Sunday, February 24, 2019

The Kiss Quotient




I had high hopes for this book going into it since I’d seen many, many reviews and hype for this book…and it didn’t disappoint!

This contemporary love story is about Stella, a thirty-year-old  with Asperger’s.  Her ability to be singularly focused, scheduled, and driven is wonderful at her job in econometrics (predicting buying trends by using data and coding) but not so great when trying to find a compatible boyfriend.  With her mother’s bluntness about wanting her to get married soon and her empty social calendar, she decides she needs some help.  So she did what any girl would do:  hire a male escort to teach her how to improve her romantic life.  She finds Michael (who has emotional baggage of his own), proposes a deal to meet up weekly to work out her romantic deficiencies, and soon finds herself invested in her fake relationship more than she ever thought she could be.

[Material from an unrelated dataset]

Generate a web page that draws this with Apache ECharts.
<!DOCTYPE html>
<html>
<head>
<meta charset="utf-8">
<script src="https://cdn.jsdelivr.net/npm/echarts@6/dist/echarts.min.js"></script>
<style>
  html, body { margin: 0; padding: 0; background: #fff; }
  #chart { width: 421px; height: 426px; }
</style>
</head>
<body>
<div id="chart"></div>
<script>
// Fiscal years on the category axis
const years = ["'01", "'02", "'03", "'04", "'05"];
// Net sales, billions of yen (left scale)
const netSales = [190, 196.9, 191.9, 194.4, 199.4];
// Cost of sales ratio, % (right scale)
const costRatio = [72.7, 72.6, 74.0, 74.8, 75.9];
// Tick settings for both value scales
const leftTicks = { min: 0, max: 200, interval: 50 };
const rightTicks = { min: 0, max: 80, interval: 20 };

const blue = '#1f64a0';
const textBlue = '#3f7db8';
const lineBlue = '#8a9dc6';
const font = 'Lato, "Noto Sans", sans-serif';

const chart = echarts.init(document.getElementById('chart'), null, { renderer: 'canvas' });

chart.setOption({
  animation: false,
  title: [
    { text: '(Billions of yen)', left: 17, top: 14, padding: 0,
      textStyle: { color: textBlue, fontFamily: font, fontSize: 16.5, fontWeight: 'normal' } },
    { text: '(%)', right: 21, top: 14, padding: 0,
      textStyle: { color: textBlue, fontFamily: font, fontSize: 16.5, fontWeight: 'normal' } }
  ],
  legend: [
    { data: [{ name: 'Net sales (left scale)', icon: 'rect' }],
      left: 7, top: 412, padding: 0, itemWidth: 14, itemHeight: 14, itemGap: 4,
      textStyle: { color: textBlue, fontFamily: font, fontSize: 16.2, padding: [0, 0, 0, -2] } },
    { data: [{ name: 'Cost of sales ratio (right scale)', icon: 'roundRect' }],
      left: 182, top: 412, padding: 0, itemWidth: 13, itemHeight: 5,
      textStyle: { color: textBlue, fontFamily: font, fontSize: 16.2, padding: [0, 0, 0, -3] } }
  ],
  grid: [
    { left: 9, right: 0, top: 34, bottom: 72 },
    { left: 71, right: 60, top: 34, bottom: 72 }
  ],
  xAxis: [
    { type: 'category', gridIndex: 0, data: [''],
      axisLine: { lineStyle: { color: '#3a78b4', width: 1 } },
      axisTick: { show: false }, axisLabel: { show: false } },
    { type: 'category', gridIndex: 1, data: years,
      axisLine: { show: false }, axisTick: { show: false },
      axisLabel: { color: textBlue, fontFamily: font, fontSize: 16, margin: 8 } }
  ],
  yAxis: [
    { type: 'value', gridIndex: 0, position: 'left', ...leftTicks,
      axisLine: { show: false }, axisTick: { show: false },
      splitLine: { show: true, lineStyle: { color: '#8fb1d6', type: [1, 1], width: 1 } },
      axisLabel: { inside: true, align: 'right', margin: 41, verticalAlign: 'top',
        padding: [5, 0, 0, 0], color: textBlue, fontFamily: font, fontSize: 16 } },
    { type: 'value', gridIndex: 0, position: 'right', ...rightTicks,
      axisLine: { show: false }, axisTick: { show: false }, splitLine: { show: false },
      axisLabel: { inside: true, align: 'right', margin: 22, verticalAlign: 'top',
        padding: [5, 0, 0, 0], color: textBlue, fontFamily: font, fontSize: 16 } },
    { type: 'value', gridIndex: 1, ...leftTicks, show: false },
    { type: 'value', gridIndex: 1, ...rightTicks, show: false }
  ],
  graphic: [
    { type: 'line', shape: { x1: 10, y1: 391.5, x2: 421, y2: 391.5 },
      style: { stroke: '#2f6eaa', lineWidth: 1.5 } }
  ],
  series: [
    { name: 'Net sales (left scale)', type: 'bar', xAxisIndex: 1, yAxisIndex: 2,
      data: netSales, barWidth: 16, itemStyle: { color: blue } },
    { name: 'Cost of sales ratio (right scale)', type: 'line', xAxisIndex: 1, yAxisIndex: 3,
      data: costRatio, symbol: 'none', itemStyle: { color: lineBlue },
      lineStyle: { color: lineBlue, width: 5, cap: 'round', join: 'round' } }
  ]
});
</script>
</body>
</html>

I guess what I really loved about this novel was the fact that she acknowledges her quirkiness but it’s not her only defining trait.  She’s still kind and trusting and inquisitive and just like most women who want to find someone to connect with.  It shows that everyone feels self-conscious about some part of themselves, even people who seem perfect from the outside like Michael.  I also liked how the point of view changes in each chapter between her and Michael.  It makes it feel like a fuller story knowing that her infatuation turned love isn’t just a one-sided affair.

Disclaimer:  This is an adult novel.  An adult romance novel.  With sex (regular and consensual, but still a little graphic in nature).  I mean, the whole premise of the novel is her trying to hook up with a male prostitute, so you’re not going into this one with false pretenses.